Les travailleurs et les citoyens de l’UE doivent être traités de manière juste et équitable. Il faut rétablir les canaux de l’information, de la consultation et du dialogue entre les travailleurs et les citoyens de l’UE, les institutions européennes, les responsables politiques et les autres acteurs européens, y compris les partenaires sociaux et les organisations de la société civile.

Les élections européennes doivent être l’occasion d’une véritable expression démocratique en donnant aux citoyens la possibilité d’influencer les politiques et la gouvernance au niveau européen ainsi que la composition de la Commission. La Commission européenne doit être investie d’un pouvoir exécutif solide tandis que le contrôle démocratique et l’initiative législative exercés par le Parlement européen doivent être renforcés.

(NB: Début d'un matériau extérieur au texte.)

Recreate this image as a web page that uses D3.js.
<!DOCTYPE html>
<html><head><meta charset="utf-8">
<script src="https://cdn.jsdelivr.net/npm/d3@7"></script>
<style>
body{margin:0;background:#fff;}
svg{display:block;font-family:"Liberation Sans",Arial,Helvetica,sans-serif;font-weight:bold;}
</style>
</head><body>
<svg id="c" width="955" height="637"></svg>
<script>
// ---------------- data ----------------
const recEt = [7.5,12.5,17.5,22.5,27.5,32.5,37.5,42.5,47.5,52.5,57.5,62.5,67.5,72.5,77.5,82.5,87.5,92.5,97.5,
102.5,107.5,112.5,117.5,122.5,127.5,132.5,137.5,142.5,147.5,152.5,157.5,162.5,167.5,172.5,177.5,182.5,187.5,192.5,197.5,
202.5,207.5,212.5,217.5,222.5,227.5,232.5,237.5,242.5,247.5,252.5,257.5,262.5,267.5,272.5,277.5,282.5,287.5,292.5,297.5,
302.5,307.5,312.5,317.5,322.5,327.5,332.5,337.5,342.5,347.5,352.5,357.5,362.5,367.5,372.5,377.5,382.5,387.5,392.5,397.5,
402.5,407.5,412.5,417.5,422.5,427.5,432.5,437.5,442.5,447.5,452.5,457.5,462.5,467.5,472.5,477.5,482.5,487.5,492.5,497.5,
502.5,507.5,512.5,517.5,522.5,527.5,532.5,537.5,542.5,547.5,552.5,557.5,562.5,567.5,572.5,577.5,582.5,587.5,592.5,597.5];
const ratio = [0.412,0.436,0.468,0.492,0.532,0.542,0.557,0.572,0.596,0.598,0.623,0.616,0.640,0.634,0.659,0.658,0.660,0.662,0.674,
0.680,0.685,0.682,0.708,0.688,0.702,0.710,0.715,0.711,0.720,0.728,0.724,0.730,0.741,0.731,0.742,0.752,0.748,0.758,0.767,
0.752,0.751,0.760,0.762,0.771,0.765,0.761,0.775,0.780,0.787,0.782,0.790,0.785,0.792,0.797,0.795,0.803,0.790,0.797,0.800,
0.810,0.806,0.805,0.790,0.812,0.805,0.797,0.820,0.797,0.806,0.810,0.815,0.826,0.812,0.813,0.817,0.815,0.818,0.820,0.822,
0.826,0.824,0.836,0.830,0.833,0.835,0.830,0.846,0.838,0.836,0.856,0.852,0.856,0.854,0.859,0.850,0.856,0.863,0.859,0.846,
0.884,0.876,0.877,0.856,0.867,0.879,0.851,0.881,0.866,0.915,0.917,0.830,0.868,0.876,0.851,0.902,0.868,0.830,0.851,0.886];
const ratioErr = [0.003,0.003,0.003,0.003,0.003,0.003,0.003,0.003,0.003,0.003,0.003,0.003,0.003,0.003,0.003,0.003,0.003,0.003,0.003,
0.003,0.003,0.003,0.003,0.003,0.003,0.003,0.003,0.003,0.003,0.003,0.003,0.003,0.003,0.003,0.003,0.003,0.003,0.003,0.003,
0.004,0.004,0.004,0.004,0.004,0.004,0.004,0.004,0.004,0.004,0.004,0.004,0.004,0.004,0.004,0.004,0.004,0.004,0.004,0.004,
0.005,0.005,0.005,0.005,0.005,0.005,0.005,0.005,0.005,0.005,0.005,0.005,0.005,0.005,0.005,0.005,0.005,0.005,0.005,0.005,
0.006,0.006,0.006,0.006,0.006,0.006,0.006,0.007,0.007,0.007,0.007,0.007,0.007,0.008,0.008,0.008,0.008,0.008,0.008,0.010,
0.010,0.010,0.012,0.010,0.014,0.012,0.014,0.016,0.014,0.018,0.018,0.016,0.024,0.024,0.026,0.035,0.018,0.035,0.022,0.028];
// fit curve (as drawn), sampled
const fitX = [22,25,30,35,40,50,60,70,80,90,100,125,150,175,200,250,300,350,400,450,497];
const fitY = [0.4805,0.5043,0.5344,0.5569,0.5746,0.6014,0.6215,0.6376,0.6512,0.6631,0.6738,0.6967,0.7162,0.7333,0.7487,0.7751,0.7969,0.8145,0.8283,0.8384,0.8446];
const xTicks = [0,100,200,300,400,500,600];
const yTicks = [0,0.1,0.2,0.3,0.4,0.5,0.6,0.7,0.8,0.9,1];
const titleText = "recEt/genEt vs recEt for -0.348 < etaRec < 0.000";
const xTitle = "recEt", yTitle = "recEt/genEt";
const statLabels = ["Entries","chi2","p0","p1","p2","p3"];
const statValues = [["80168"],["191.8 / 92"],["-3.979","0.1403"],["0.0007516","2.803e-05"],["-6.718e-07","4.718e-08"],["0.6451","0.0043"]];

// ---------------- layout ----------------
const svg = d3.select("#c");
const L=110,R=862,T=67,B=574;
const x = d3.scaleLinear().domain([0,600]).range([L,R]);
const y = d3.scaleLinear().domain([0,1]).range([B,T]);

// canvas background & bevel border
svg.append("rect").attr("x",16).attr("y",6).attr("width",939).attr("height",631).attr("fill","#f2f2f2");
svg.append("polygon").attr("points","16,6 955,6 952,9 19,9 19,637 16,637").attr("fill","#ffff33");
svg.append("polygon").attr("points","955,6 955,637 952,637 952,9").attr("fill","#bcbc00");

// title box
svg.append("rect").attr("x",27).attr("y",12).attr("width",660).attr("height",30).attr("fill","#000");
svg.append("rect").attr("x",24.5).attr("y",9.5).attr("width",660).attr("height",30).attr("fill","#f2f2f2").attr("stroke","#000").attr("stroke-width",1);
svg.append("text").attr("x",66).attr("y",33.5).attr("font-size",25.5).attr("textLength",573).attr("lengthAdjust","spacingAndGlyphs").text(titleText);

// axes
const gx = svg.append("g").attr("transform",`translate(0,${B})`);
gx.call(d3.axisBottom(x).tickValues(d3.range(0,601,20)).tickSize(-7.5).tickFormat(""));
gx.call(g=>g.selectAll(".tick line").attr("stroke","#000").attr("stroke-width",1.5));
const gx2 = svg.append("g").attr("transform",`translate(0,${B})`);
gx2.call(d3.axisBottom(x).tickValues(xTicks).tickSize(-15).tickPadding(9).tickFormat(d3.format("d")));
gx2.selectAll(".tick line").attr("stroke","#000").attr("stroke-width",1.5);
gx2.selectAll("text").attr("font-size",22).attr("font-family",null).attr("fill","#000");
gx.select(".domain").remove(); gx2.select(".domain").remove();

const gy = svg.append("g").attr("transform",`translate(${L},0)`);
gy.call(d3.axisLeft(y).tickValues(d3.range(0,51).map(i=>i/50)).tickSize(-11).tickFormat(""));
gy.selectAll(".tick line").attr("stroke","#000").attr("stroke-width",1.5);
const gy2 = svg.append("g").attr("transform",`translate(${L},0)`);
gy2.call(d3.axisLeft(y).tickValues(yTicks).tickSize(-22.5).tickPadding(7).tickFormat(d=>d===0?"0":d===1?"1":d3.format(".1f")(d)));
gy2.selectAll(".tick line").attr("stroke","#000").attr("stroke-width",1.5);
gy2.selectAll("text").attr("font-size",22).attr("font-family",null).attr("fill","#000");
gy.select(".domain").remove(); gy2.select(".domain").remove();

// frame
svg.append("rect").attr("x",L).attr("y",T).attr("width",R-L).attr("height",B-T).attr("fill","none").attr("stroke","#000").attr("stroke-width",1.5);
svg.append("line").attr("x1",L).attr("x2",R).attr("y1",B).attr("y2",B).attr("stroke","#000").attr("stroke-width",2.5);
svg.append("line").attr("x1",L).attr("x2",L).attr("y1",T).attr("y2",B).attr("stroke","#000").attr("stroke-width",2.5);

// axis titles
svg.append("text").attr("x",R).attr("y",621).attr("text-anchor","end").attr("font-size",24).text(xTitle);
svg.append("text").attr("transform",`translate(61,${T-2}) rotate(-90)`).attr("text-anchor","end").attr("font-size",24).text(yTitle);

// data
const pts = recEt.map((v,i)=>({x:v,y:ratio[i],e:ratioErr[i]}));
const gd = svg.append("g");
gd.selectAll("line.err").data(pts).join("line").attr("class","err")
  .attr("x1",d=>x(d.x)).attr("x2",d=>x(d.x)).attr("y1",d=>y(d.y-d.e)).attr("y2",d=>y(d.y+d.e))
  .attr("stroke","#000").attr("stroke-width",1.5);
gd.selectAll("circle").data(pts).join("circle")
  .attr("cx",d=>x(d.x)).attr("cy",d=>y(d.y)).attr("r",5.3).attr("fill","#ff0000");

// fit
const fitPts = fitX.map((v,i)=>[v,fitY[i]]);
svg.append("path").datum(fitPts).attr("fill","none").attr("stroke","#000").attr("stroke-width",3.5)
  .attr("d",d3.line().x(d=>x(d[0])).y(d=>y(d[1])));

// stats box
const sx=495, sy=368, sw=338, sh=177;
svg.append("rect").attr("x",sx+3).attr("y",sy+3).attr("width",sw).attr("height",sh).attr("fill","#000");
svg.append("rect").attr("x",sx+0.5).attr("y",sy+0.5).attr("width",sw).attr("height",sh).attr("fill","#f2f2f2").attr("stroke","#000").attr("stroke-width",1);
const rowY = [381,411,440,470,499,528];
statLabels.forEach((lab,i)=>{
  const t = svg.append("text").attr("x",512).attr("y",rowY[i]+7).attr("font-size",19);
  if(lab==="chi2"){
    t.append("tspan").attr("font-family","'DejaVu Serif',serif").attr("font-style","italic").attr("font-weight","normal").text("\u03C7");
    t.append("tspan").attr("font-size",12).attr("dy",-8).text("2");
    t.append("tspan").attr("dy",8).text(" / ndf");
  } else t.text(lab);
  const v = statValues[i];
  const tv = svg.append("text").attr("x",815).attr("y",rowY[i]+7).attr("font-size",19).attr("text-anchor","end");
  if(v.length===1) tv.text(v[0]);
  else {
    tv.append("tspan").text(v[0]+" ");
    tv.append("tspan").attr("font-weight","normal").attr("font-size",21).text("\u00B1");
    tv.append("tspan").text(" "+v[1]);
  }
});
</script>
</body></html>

Le dialogue social, entre partenaires sociaux et au niveau institutionnel, et la participation et l’influence des travailleurs sur la politique de l’entreprise doivent être soutenus et renforcés, pour peser davantage et être pleinement appliqués dans les Etats membres et tous les secteurs, et également, là où cela s’avère nécessaire, à travers des cadres juridiques et des mesures obligatoires pour soutenir l’amélioration des capacités des partenaires sociaux.

Les négociations sur le Brexit et l’inclusion du Pacte budgétaire dans le Traité impliqueront des modifications du Traité. Ce doit être l’occasion d’organiser une Convention impliquant les partenaires sociaux et la société civile, de profondément modifier le Pacte budgétaire pour en faire un outil de soutien à une croissance durable et équitable, de réformer le Pacte de stabilité et de croissance et d’introduire un Protocole de progrès social, un Semestre social et un Socle européen des droits sociaux dans les Traités.

Les syndicats doivent être impliqués dans les négociations après le référendum britannique et sont en faveur du maintien de l’accès du Royaume-Uni au marché unique mais dans le plein respect des quatre libertés, en particulier la liberté de circulation des travailleurs, et le respect par le Royaume-Uni de l’acquis social communautaire. Le prix du Brexit ne doit pas être payé par les travailleurs.

Les négociations sur le Brexit, comme toute forme de modification du Traité, doivent devenir une opportunité de renforcer et de raviver les valeurs européennes de paix, de démocratie, de prospérité et de justice sociale – de construire une Europe meilleure et plus équitable pour les citoyens.